Follow-up Audit on the Transportation of Dangerous Goods

Opening Statement to the Standing Committee on Public Accounts

Follow-up Audit on the Transportation of Dangerous Goods

(Report 1—2020 Fall Reports of the Commissioner of the Environment and Sustainable Development)

5 November 2020

Andrew Hayes
Deputy Auditor General of Canada
and Interim Commissioner of the Environment and Sustainable Development

Madam Chair, thank you for this opportunity to discuss our follow-up report on the transportation of dangerous goods, which was tabled in Parliament on October 27. Joining me today are Kim Leach, the principal responsible for the audit, and Francis Michaud, who was on the audit team.

Dangerous goods are solids, liquids, or gases that when spilled or released have the potential to harm the health of Canadians and other living organisms, property, or the environment. Examples include crude oil and petroleum products, toxic and explosive gases, flammable and infectious substances, radioactive materials, and corrosive chemicals. These goods play a key part in Canada’s economy and society. They are transported throughout Canada by rail, road, ship, air, and pipeline.

Spills and releases of dangerous goods can happen with any mode of transportation, and accidents can have tragic consequences. Therefore, these goods require special precautions to ensure their safe transportation.

It is the job of Transport Canada to monitor and enforce transporters’ compliance with laws and standards that are meant to ensure that dangerous goods are transported safely. It conducts inspections at rail, marine, road, and air facilities and buildings where dangerous goods are manufactured, stored, or received. Another of Transport Canada’s key oversight functions is reviewing and approving emergency response assistance plans prepared by companies transporting dangerous goods.

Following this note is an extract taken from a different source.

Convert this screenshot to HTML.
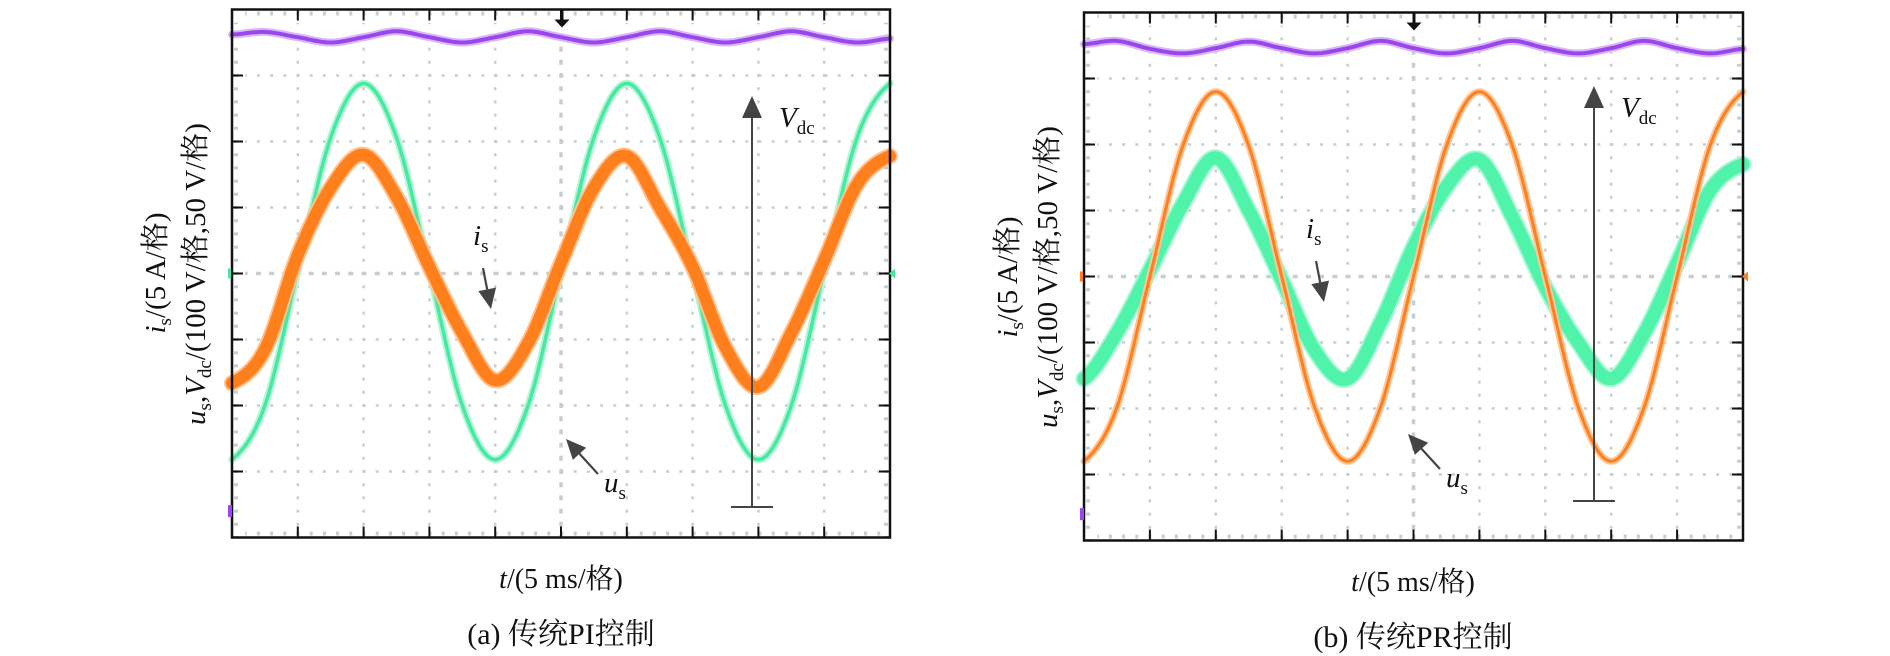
<!DOCTYPE html>
<html><head><meta charset="utf-8">
<style>
html,body{margin:0;padding:0;background:#fff;}
svg{display:block;}
text{font-family:"Liberation Serif","Noto Serif CJK SC",serif;fill:#111;}
</style></head>
<body>
<svg id="fig" width="1890" height="656" viewBox="0 0 1890 656" xmlns="http://www.w3.org/2000/svg">
  <rect width="1890" height="656" fill="#fff"/>
  <g id="panelA"></g>
  <g id="panelB"></g>

  <!-- Panel (a) text -->
  <text transform="translate(165,273) rotate(-90)" text-anchor="middle" font-size="29"><tspan font-style="italic">i</tspan><tspan font-size="19" dy="6">s</tspan><tspan dy="-6">/(5 A/格)</tspan></text>
  <text transform="translate(205,274) rotate(-90)" text-anchor="middle" font-size="29"><tspan font-style="italic">u</tspan><tspan font-size="19" dy="6">s</tspan><tspan dy="-6">,</tspan><tspan font-style="italic">V</tspan><tspan font-size="19" dy="6">dc</tspan><tspan dy="-6">/(100 V/格,50 V/格)</tspan></text>
  <text x="561" y="588" text-anchor="middle" font-size="28"><tspan font-style="italic">t</tspan>/(5 ms/格)</text>
  <text x="561" y="644" text-anchor="middle" font-size="30">(a) 传统PI控制</text>

  <!-- Panel (b) text -->
  <text transform="translate(1017,277) rotate(-90)" text-anchor="middle" font-size="29"><tspan font-style="italic">i</tspan><tspan font-size="19" dy="6">s</tspan><tspan dy="-6">/(5 A/格)</tspan></text>
  <text transform="translate(1057,277) rotate(-90)" text-anchor="middle" font-size="29"><tspan font-style="italic">u</tspan><tspan font-size="19" dy="6">s</tspan><tspan dy="-6">,</tspan><tspan font-style="italic">V</tspan><tspan font-size="19" dy="6">dc</tspan><tspan dy="-6">/(100 V/格,50 V/格)</tspan></text>
  <text x="1413" y="591" text-anchor="middle" font-size="28"><tspan font-style="italic">t</tspan>/(5 ms/格)</text>
  <text x="1413" y="647" text-anchor="middle" font-size="30">(b) 传统PR控制</text>
</svg>
<script>
// time samples in divisions (5 ms/div)
const tDiv = [0,0.5,1,1.5,2,2.5,3,3.5,4,4.5,5,5.5,6,6.5,7,7.5,8,8.5,9,9.5,10];
// Panel (a) values in divisions (positive = up from centre)
const aVoltage = [-2.82,-2.0,0.04,2.06,2.88,2.06,0.04,-2.0,-2.82,-2.0,0.04,2.06,2.88,2.06,0.04,-2.0,-2.82,-2.0,0.04,2.06,2.88];
const aCurrent = [-1.66,-1.15,0.28,1.3,1.8,1.16,0.1,-0.9,-1.62,-1.05,0.16,1.3,1.78,1.0,0.1,-1.12,-1.72,-0.9,0.2,1.35,1.78];
const aDc = [3.62,3.66,3.58,3.5,3.58,3.67,3.58,3.5,3.58,3.67,3.58,3.5,3.58,3.67,3.58,3.5,3.58,3.67,3.58,3.5,3.56];
// Panel (b)
const bVoltage = [-2.8,-1.98,0.0,1.98,2.8,1.98,0.0,-1.98,-2.8,-1.98,0.0,1.98,2.8,1.98,0.0,-1.98,-2.8,-1.98,0.0,1.98,2.8];
const bCurrent = [-1.55,-0.85,0.1,1.1,1.8,1.0,-0.05,-1.12,-1.55,-0.7,0.45,1.36,1.77,0.9,-0.16,-1.0,-1.55,-0.86,0.2,1.3,1.7];
const bDc = [3.52,3.57,3.45,3.38,3.46,3.56,3.46,3.38,3.46,3.57,3.46,3.38,3.46,3.57,3.46,3.38,3.46,3.57,3.46,3.38,3.45];

const NS = 'http://www.w3.org/2000/svg';
function mk(tag, attrs, parent){
  const e = document.createElementNS(NS, tag);
  for (const k in attrs) e.setAttribute(k, attrs[k]);
  parent.appendChild(e);
  return e;
}

function interp(ts, vs, t){
  // Catmull-Rom
  const h = ts[1]-ts[0];
  let i = Math.min(Math.floor((t-ts[0])/h), ts.length-2);
  if (i<0) i=0;
  const u = (t-ts[i])/h;
  const p0 = vs[Math.max(i-1,0)], p1 = vs[i], p2 = vs[i+1], p3 = vs[Math.min(i+2,vs.length-1)];
  return 0.5*((2*p1)+(-p0+p2)*u+(2*p0-5*p1+4*p2-p3)*u*u+(-p0+3*p1-3*p2+p3)*u*u*u);
}

function drawPanel(g, P){
  const x = t => P.x0 + t*(P.x1-P.x0)/10;
  const y = v => P.yc - v*P.div;
  const bottom = P.yc + 4*P.div, top = P.yc - 4*P.div;
  const grid = mk('g', {}, g);
  
  
  const gc = '#c5cfcf';
  const sub = P.div/5;
  for (let k=1;k<10;k++){
    const l = mk('line',{x1:x(k),x2:x(k),y1:top+sub,y2:bottom,stroke:gc,'stroke-width':k==5?3.5:2.5,'stroke-dasharray':(k==5?'5 ':'3 ')+(sub-(k==5?5:3)),'stroke-dashoffset':k==5?2.5:1.5},grid);
  }
  for (let k=1;k<8;k++){
    const yy = top + k*P.div;
    mk('line',{x1:P.x0+sub,x2:P.x1,y1:yy,y2:yy,stroke:gc,'stroke-width':k==4?3.5:2.5,'stroke-dasharray':(k==4?'5 ':'3 ')+(sub-(k==4?5:3)),'stroke-dashoffset':k==4?2.5:1.5},grid);
  }
  // minor edge dots
  mk('line',{x1:P.x0+sub,x2:P.x1,y1:top+4,y2:top+4,stroke:gc,'stroke-width':4,'stroke-dasharray':'3 '+(sub-3),'stroke-dashoffset':1.5},grid);
  mk('line',{x1:P.x0+sub,x2:P.x1,y1:bottom-4,y2:bottom-4,stroke:gc,'stroke-width':4,'stroke-dasharray':'3 '+(sub-3),'stroke-dashoffset':1.5},grid);
  mk('line',{x1:P.x0+4,x2:P.x0+4,y1:top+sub,y2:bottom,stroke:gc,'stroke-width':4,'stroke-dasharray':'3 '+(sub-3),'stroke-dashoffset':1.5},grid);
  mk('line',{x1:P.x1-4,x2:P.x1-4,y1:top+sub,y2:bottom,stroke:gc,'stroke-width':4,'stroke-dasharray':'3 '+(sub-3),'stroke-dashoffset':1.5},grid);

  function curve(vals, color, w, name, halo){
    let d='';
    for (let t=0;t<=10.0001;t+=0.04){
      d += (d?'L':'M') + x(t).toFixed(1)+','+y(interp(tDiv, vals, t)).toFixed(1);
    }
    if (halo){
      const hp = mk('path',{d:d,fill:'none',stroke:halo,'stroke-width':w+4,'stroke-linejoin':'round','stroke-linecap':'round'},g);
      
      
    }
    const p = mk('path',{d:d,fill:'none',stroke:color,'stroke-width':w,'stroke-linejoin':'round','stroke-linecap':'round'},g);
    
    
  }
  curve(P.dc, '#9b45ee', 4, 'vdc-trace', '#d9b8f6');
  if (P.kind==='a'){
    curve(P.voltage, '#45eaa2', 3.5, 'us-trace', '#b6f5d8');
    curve(P.current, '#ff7f1c', 12, 'is-trace', '#ffc28f');
  } else {
    curve(P.current, '#4ff3aa', 13, 'is-trace', '#a8f8d4');
    curve(P.voltage, '#ff7f1c', 3, 'us-trace', '#ffc69a');
  }

  // frame and ticks
  const fr = mk('rect',{x:P.x0,y:top,width:P.x1-P.x0,height:bottom-top,fill:'none',stroke:'#111','stroke-width':2.5},g);
  
  
  const tk = mk('g',{stroke:'#111','stroke-width':2},g);
  
  
  for (let k=1;k<10;k++){
    mk('line',{x1:x(k),x2:x(k),y1:top,y2:top+11},tk);
    mk('line',{x1:x(k),x2:x(k),y1:bottom,y2:bottom-11},tk);
  }
  for (let k=1;k<8;k++){
    const yy = top+k*P.div;
    mk('line',{x1:P.x0,x2:P.x0+11,y1:yy,y2:yy},tk);
    mk('line',{x1:P.x1,x2:P.x1-11,y1:yy,y2:yy},tk);
  }
  // trigger marker at top
  const tm = mk('path',{d:`M${P.trig-1.5},${top}V${top+10}h-6l7.5,8l7.5,-8h-6V${top}z`,fill:'#111'},g);
  
  
  // channel level markers
  const m1 = mk('rect',{x:P.x0-4,y:P.yc+3.6*P.div-6,width:4,height:12,fill:'#9b45ee'},g);
  
  
  const m2 = mk('path',{d:`M${P.x0-4},${P.yc-5}h3v10h-3z M${P.x1-1},${P.yc}l6,-5v10z`,fill:P.kind==='a'?'#45eaa2':'#ff7f1c'},g);
  
  

  // Vdc arrow
  const va = mk('g',{},g);
  
  
  mk('line',{x1:P.vx,x2:P.vx,y1:P.vTop+18,y2:P.vBot,stroke:'#444','stroke-width':2},va);
  mk('path',{d:`M${P.vx},${P.vTop}l-10,22h20z`,fill:'#444'},va);
  mk('line',{x1:P.vx-21,x2:P.vx+21,y1:P.vBot,y2:P.vBot,stroke:'#444','stroke-width':2},va);
  const vt = mk('text',{x:P.vx+27,y:P.vTop+31,'font-size':29},va);
  vt.innerHTML = '<tspan font-style="italic">V</tspan><tspan font-size="19" dy="7">dc</tspan>';

  // i_s label
  const il = mk('g',{},g);
  
  
  const it = mk('text',{x:P.ix,y:P.iy,'font-size':29},il);
  it.innerHTML = '<tspan font-style="italic">i</tspan><tspan font-size="19" dy="7">s</tspan>';
  const ax1=P.ix+10, ay1=P.iy+23, ax2=P.ix+18, ay2=P.iy+64;
  drawArrow(il, ax1, ay1, ax2, ay2);
  // u_s label
  const ul = mk('g',{},g);
  
  
  const ut = mk('text',{x:P.ux,y:P.uy,'font-size':29},ul);
  ut.innerHTML = '<tspan font-style="italic">u</tspan><tspan font-size="19" dy="7">s</tspan>';
  drawArrow(ul, P.ux-6, P.uy-18, P.ux-38, P.uy-53);
}
function drawArrow(parent, x1,y1,x2,y2){
  const dx=x2-x1, dy=y2-y1, L=Math.hypot(dx,dy), ux=dx/L, uy=dy/L;
  const hl=20, hw=9;
  const bx=x2-ux*hl, by=y2-uy*hl;
  mk('line',{x1:x1,y1:y1,x2:bx,y2:by,stroke:'#444','stroke-width':2.2},parent);
  mk('path',{d:`M${x2},${y2}L${bx-uy*hw},${by+ux*hw}L${bx+uy*hw},${by-ux*hw}z`,fill:'#444'},parent);
}

drawPanel(document.getElementById('panelA'), {kind:'a', x0:232, x1:890, yc:273.5, div:66,
  voltage:aVoltage, current:aCurrent, dc:aDc, trig:562, vx:752, vTop:96, vBot:507,
  ix:473, iy:245, ux:604, uy:492});
drawPanel(document.getElementById('panelB'), {kind:'b', x0:1084, x1:1743, yc:276.5, div:66,
  voltage:bVoltage, current:bCurrent, dc:bDc, trig:1414, vx:1594, vTop:86, vBot:501,
  ix:1306, iy:238, ux:1446, uy:487});
</script>
</body></html>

The Canada Energy Regulator, formerly the National Energy Board, plays a similar role by overseeing federally regulated oil and gas pipelines.

Our recent audit followed up on specific recommendations from the audits focusing on the transportation of dangerous goods that we completed in 2011 and 2015. The audit also focused on whether the organizations followed up with companies that had contravened regulations to ensure the companies returned to compliance, among other things.

Overall, we found that since our 2011 audit, Transport Canada had made some improvements in the areas we followed up on—for example, it strengthened some of its policies, procedures, systems, and guidance. However, Transport Canada has more progress to make to address the problems we identified in order to support the safe transportation of dangerous goods.

We found that the department still had not followed up to ensure that companies addressed the violations identified through inspections. For example, the department had not verified that companies took corrective action on 30% of the violations we looked at. In addition, the department had not given final approval to many emergency response assistance plans. These plans outline what is to be done to respond if dangerous goods that endanger, or could endanger, public safety are released while being handled or transported. These plans must demonstrate that specialized personnel and equipment are available in a timely manner to help first responders, such as firefighters. We found that approximately one quarter of the plans had not received final approval, some of which had interim approval for more than 10 years.

We also found that, although Transport Canada had developed and implemented a national risk-based system to prioritize its inspections, the underlying data was incomplete and outdated. For example, almost one third of the sites included in the national inspection plan for the 2018–19 fiscal year turned out to be closed, had moved, were duplicates, or may no longer have been involved in the transportation of dangerous goods.

In other words, at the time of our audit, Transport Canada did not have a clear picture of the community of companies it regulated or of the compliance status. As this committee knows, data quality has been a common theme in our performance audit reports across government. Good quality data is needed for good quality decisions.

We made 5 recommendations to Transport Canada, and the department agreed with all of them. In its responses, the department included specific timelines.

With respect to pipelines, we found that since 2015, the Canada Energy Regulator had largely implemented the 3 recommendations that we followed up on and improved its oversight of companies that build and operate pipelines. For example, it implemented an information management system to improve the tracking and documenting of its compliance oversight activities, and it improved its follow-ups to ensure that companies took corrective action to address non-compliance. We made some observations and a recommendation for the Canada Energy Regulator to improve the way it documents its analysis of how pipeline approval conditions have been satisfied by companies. The regulator agreed with this recommendation.

Madam Chair, this concludes my opening remarks. We would be pleased to answer any questions the committee may have. Thank you.